Task brief. How many of the lines that follow contain the word "this"? Give only the number.

Extracted data.
⟨

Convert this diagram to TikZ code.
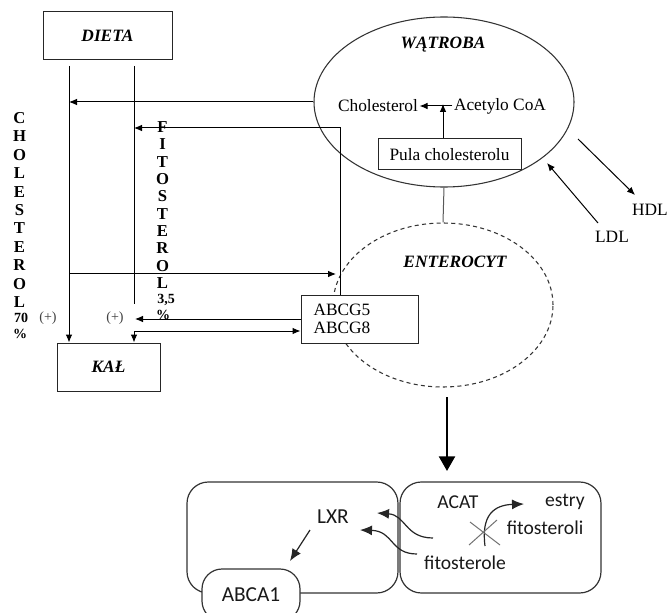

⟩
⟨

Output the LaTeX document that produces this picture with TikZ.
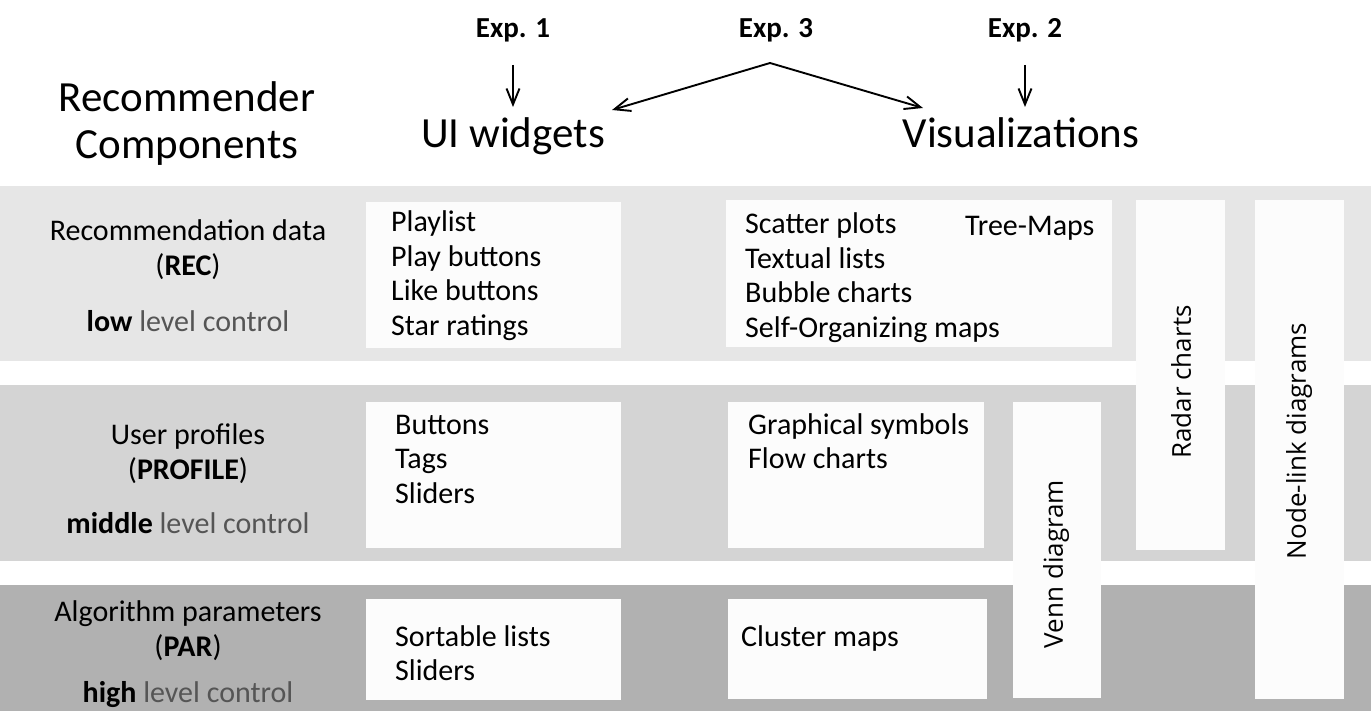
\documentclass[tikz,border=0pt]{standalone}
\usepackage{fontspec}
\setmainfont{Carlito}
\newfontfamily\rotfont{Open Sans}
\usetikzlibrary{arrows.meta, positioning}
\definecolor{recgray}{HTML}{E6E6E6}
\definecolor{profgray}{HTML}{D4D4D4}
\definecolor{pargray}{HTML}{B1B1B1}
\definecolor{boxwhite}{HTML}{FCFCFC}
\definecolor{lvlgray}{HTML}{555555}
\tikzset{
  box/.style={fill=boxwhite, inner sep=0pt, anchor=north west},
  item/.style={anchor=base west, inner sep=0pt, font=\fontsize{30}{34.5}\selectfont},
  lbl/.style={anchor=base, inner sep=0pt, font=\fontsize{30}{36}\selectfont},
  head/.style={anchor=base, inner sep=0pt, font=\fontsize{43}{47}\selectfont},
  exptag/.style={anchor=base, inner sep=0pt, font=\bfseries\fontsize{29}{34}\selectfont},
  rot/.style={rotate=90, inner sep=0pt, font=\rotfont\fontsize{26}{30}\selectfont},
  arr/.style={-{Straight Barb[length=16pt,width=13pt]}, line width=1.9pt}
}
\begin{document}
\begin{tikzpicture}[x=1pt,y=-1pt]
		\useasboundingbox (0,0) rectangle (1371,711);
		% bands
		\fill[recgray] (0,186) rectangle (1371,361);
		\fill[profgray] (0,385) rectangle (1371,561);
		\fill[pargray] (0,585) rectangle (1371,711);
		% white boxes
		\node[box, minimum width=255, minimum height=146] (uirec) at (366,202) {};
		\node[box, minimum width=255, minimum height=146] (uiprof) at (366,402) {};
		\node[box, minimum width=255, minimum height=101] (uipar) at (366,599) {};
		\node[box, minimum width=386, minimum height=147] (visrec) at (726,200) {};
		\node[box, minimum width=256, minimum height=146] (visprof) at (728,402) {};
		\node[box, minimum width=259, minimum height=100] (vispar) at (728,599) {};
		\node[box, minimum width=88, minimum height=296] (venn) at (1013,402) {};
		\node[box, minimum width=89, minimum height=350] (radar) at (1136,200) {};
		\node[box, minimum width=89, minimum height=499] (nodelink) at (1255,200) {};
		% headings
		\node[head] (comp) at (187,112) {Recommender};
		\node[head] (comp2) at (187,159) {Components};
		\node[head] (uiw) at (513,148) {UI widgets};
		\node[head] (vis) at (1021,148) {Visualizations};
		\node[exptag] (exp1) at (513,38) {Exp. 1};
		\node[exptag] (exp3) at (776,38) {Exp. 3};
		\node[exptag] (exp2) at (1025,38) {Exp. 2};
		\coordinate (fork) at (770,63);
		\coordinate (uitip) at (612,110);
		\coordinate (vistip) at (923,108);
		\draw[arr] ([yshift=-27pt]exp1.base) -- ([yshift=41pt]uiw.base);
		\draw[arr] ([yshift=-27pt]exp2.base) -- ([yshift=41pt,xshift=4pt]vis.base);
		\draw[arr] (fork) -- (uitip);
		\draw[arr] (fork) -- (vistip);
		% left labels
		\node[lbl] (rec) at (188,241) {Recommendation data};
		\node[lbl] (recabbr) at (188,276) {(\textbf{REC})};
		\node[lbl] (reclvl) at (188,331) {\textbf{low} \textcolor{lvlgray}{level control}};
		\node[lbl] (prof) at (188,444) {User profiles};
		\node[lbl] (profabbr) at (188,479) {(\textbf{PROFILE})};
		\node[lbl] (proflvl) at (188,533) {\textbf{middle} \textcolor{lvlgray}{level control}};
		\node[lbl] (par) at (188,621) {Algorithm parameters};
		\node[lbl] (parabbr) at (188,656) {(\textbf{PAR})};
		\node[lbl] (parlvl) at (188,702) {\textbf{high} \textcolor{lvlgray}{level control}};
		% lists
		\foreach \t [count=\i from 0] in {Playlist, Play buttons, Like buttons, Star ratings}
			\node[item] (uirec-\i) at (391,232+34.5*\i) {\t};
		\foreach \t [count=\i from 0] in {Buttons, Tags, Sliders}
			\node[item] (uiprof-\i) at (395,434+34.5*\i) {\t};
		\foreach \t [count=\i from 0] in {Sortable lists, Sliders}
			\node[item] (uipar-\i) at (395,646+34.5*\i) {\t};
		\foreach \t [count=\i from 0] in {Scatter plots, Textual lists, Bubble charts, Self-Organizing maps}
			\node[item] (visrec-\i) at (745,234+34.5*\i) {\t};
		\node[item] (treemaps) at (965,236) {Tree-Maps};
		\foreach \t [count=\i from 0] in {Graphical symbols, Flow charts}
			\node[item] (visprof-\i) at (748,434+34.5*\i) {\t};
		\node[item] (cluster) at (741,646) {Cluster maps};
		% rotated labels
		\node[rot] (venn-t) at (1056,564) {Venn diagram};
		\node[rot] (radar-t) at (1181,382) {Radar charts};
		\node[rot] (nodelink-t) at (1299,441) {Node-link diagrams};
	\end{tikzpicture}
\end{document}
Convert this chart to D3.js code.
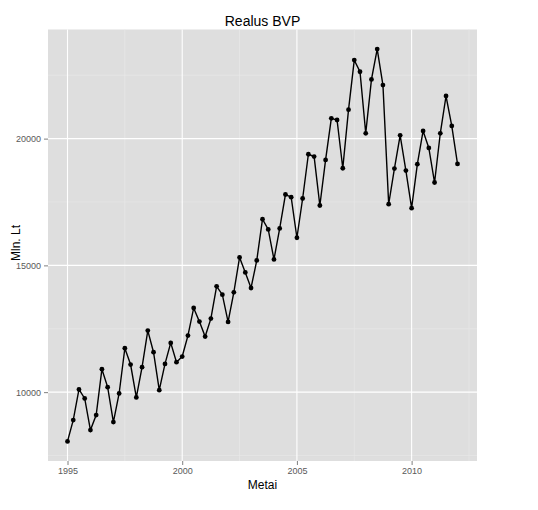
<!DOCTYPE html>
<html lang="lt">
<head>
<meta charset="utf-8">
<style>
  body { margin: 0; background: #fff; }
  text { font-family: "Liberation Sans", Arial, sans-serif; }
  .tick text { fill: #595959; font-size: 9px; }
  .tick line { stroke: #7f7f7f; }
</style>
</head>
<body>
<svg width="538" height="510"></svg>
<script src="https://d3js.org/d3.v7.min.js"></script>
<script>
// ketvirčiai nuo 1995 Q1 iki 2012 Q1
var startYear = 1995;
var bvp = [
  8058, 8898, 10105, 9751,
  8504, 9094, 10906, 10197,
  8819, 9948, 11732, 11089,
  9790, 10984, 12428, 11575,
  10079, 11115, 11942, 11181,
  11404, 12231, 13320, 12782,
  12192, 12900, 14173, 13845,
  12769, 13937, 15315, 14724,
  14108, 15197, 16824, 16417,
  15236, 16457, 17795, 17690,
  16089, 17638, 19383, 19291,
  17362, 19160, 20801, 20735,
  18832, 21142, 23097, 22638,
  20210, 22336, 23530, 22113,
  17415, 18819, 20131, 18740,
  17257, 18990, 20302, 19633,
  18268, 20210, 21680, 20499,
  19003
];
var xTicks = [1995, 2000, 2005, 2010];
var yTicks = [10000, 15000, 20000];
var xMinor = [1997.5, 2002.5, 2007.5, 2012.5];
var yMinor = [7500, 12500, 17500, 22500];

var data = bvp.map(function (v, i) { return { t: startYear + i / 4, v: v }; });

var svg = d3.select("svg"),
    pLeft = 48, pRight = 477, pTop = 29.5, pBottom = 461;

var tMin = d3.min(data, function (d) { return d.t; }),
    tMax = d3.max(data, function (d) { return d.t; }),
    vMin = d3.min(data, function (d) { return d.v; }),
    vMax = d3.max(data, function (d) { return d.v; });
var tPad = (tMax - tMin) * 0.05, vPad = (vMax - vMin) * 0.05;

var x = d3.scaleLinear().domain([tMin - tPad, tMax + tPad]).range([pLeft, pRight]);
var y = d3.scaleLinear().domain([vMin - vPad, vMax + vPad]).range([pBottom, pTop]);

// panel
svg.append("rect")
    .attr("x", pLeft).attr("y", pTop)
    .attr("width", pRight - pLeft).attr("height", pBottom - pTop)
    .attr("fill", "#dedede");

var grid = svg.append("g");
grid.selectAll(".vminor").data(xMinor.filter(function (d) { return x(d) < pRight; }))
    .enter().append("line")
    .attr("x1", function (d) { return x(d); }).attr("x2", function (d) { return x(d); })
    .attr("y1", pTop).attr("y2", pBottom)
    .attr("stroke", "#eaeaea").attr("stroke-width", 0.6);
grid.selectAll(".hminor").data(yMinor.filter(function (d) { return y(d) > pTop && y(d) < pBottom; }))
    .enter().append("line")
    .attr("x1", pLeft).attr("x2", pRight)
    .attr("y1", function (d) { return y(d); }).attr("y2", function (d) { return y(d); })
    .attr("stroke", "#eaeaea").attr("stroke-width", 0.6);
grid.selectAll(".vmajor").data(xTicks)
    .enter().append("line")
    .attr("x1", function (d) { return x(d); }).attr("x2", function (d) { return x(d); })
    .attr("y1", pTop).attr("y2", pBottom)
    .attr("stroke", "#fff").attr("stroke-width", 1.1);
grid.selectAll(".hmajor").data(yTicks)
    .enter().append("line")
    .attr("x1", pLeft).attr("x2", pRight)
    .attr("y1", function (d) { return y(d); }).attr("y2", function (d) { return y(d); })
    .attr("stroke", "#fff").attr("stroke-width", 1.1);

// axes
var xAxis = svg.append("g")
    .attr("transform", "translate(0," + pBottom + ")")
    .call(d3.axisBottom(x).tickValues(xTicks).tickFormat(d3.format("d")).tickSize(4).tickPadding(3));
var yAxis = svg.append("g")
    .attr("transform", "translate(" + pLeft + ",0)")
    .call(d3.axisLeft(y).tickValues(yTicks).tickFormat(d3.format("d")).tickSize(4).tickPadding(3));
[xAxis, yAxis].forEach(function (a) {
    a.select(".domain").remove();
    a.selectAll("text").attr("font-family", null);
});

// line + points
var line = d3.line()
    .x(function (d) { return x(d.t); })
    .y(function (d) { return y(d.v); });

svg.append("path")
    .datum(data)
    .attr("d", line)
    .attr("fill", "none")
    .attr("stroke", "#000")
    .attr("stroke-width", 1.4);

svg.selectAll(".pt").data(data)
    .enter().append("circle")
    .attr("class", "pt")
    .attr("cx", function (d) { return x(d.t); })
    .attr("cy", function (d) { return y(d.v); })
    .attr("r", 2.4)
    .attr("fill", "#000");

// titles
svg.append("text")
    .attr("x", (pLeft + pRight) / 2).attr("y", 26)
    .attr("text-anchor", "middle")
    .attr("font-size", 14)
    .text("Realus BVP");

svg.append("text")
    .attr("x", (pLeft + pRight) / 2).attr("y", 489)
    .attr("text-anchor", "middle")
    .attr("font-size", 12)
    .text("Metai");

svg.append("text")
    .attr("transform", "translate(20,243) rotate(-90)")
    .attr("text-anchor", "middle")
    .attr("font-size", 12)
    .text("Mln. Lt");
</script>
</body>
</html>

⟩
⟨

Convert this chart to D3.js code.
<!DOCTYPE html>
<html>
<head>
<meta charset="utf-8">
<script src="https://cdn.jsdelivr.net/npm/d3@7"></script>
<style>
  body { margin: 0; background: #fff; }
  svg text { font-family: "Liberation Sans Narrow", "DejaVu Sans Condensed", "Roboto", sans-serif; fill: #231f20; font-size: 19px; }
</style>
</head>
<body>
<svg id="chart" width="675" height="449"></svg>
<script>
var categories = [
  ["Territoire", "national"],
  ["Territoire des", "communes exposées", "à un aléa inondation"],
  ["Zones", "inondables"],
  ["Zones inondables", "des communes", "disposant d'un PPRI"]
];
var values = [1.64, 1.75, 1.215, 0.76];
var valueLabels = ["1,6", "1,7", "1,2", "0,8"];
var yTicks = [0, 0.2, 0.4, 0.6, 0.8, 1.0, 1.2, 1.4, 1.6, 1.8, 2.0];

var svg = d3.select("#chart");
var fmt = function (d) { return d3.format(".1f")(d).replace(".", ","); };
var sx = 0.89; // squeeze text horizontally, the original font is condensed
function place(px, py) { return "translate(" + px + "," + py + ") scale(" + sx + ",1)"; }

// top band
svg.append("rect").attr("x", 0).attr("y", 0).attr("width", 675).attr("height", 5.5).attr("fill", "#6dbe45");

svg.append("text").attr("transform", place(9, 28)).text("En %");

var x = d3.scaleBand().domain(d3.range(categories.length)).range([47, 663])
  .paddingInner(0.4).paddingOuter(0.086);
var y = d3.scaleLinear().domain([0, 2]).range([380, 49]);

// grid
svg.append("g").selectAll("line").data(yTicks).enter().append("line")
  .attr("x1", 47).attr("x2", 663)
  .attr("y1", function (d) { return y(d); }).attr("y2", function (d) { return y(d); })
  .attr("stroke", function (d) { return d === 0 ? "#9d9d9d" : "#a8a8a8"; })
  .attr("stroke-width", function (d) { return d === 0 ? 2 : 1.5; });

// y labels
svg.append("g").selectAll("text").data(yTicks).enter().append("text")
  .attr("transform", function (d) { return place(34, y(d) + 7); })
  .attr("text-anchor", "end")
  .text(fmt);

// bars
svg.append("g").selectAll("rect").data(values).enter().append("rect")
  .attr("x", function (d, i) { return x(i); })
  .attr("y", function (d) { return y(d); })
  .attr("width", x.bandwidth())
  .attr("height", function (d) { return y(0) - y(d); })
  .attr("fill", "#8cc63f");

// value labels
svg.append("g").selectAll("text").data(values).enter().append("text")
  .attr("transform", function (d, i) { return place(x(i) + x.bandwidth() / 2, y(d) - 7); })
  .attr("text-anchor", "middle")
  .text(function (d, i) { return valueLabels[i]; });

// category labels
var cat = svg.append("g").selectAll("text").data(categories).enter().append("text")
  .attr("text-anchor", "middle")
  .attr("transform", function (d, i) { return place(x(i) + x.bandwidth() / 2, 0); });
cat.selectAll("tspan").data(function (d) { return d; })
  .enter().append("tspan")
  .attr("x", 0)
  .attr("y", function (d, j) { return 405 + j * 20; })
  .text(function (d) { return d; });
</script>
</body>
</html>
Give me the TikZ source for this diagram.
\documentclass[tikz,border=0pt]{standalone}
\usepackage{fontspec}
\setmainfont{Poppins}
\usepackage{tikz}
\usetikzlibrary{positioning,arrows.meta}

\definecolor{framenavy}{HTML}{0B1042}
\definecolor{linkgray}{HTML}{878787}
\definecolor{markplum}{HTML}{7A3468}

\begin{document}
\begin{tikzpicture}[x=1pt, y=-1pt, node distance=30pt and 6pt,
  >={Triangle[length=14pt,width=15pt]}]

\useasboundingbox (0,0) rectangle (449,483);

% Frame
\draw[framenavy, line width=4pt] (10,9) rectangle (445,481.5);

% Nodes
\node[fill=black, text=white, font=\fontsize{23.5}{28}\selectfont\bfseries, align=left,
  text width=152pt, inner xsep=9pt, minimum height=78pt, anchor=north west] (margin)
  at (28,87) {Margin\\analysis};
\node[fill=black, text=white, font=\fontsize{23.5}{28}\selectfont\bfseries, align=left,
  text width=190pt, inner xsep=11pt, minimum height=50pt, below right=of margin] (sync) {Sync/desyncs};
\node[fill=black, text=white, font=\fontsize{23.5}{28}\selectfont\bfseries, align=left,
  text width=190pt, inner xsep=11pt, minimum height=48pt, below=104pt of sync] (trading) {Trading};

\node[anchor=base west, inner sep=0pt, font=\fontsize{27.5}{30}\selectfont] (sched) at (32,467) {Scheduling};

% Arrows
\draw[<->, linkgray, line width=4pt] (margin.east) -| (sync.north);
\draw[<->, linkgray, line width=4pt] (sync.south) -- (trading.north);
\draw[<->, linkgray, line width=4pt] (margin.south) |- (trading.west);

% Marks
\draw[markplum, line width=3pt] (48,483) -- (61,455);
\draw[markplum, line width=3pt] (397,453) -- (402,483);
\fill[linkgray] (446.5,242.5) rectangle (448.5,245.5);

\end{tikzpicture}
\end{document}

⟩

Solution. 5